- _Data segment_:
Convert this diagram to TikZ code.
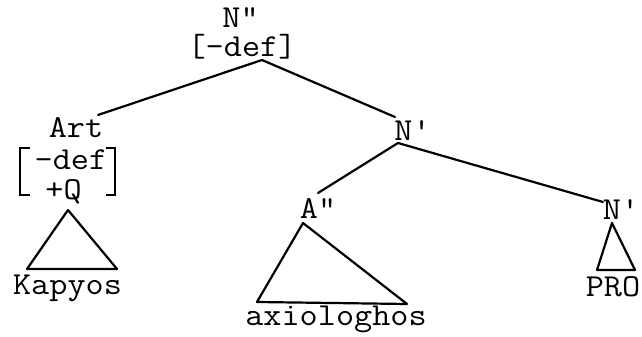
\documentclass[tikz,border=0pt]{standalone}
\usepackage{graphicx}
\newcommand{\twtext}[1]{\scalebox{1.1}[1]{#1}}
\tikzset{
  lab/.style={anchor=base, inner sep=0pt, font=\fontsize{32}{36}\selectfont\ttfamily},
  branch/.style={line width=2.2pt, line cap=round, line join=round},
  brack/.style={line width=2.4pt, line cap=butt, line join=miter}
}
\begin{document}
\begin{tikzpicture}[x=1pt,y=1pt]
\useasboundingbox (0,0) rectangle (642,337);
% labels
\node[lab] (root) at (240.5,309) {\twtext{N\textquotedbl}};
\node[lab] (rootf) at (242,280) {\twtext{[-def]}};
\node[lab] (art) at (76,199) {\twtext{Art}};
\node[lab] (artf1) at (71,167) {\twtext{-def}};
\node[lab] (artf2) at (63.5,137) {\twtext{+Q}};
\node[lab] (kap) at (67.5,42) {\twtext{Kapyos}};
\node[lab] (nbar) at (412.5,196) {\twtext{N\textquotesingle}};
\node[lab] (abar) at (318,118) {\twtext{A\textquotedbl}};
\node[lab] (axio) at (336,11) {\twtext{axiologhos}};
\node[lab] (nright) at (621,117) {\twtext{N\textquotesingle}};
\node[lab] (pro) at (613,40) {\twtext{PRO}};
% feature brackets
\draw[brack] (30,189) -- (20,189) -- (20,142) -- (30,142);
\draw[brack] (106,189) -- (115,189) -- (115,142) -- (106,142);
% connection points
\coordinate (rootj) at (262,277);
\coordinate (artj) at (98,222);
\coordinate (nbarj) at (395,220);
\coordinate (nbarb) at (398,194);
\coordinate (abarj) at (318,144);
\coordinate (nrightj) at (603,135);
% branches
\draw[branch] (rootj) -- (artj);
\draw[branch] (rootj) -- (nbarj);
\draw[branch] (nbarb) -- (abarj);
\draw[branch] (nbarb) -- (nrightj);
% triangles
\coordinate (kapt) at (68,127);
\coordinate (kapl) at (27,68);
\coordinate (kapr) at (117,68);
\draw[branch] (kapt) -- (kapl) -- (kapr) -- cycle;
\coordinate (axt) at (303,114);
\coordinate (axl) at (257,35);
\coordinate (axr) at (407,33);
\draw[branch] (axt) -- (axl) -- (axr) -- cycle;
\coordinate (prt) at (612,114);
\coordinate (prl) at (597,67);
\coordinate (prr) at (635,67);
\draw[branch] (prt) -- (prl) -- (prr) -- cycle;
\end{tikzpicture}
\end{document}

- _Exercise details_: Repeat the material above word for word and skip every image in it.

- _Solution to this exercise_:
Convert this diagram to TikZ code.
\documentclass[tikz,border=0pt]{standalone}
\usepackage{graphicx}
\newcommand{\twtext}[1]{\scalebox{1.1}[1]{#1}}
\tikzset{
  lab/.style={anchor=base, inner sep=0pt, font=\fontsize{32}{36}\selectfont\ttfamily},
  branch/.style={line width=2.2pt, line cap=round, line join=round},
  brack/.style={line width=2.4pt, line cap=butt, line join=miter}
}
\begin{document}
\begin{tikzpicture}[x=1pt,y=1pt]
\useasboundingbox (0,0) rectangle (642,337);
% labels
\node[lab] (root) at (240.5,309) {\twtext{N\textquotedbl}};
\node[lab] (rootf) at (242,280) {\twtext{[-def]}};
\node[lab] (art) at (76,199) {\twtext{Art}};
\node[lab] (artf1) at (71,167) {\twtext{-def}};
\node[lab] (artf2) at (63.5,137) {\twtext{+Q}};
\node[lab] (kap) at (67.5,42) {\twtext{Kapyos}};
\node[lab] (nbar) at (412.5,196) {\twtext{N\textquotesingle}};
\node[lab] (abar) at (318,118) {\twtext{A\textquotedbl}};
\node[lab] (axio) at (336,11) {\twtext{axiologhos}};
\node[lab] (nright) at (621,117) {\twtext{N\textquotesingle}};
\node[lab] (pro) at (613,40) {\twtext{PRO}};
% feature brackets
\draw[brack] (30,189) -- (20,189) -- (20,142) -- (30,142);
\draw[brack] (106,189) -- (115,189) -- (115,142) -- (106,142);
% connection points
\coordinate (rootj) at (262,277);
\coordinate (artj) at (98,222);
\coordinate (nbarj) at (395,220);
\coordinate (nbarb) at (398,194);
\coordinate (abarj) at (318,144);
\coordinate (nrightj) at (603,135);
% branches
\draw[branch] (rootj) -- (artj);
\draw[branch] (rootj) -- (nbarj);
\draw[branch] (nbarb) -- (abarj);
\draw[branch] (nbarb) -- (nrightj);
% triangles
\coordinate (kapt) at (68,127);
\coordinate (kapl) at (27,68);
\coordinate (kapr) at (117,68);
\draw[branch] (kapt) -- (kapl) -- (kapr) -- cycle;
\coordinate (axt) at (303,114);
\coordinate (axl) at (257,35);
\coordinate (axr) at (407,33);
\draw[branch] (axt) -- (axl) -- (axr) -- cycle;
\coordinate (prt) at (612,114);
\coordinate (prl) at (597,67);
\coordinate (prr) at (635,67);
\draw[branch] (prt) -- (prl) -- (prr) -- cycle;
\end{tikzpicture}
\end{document}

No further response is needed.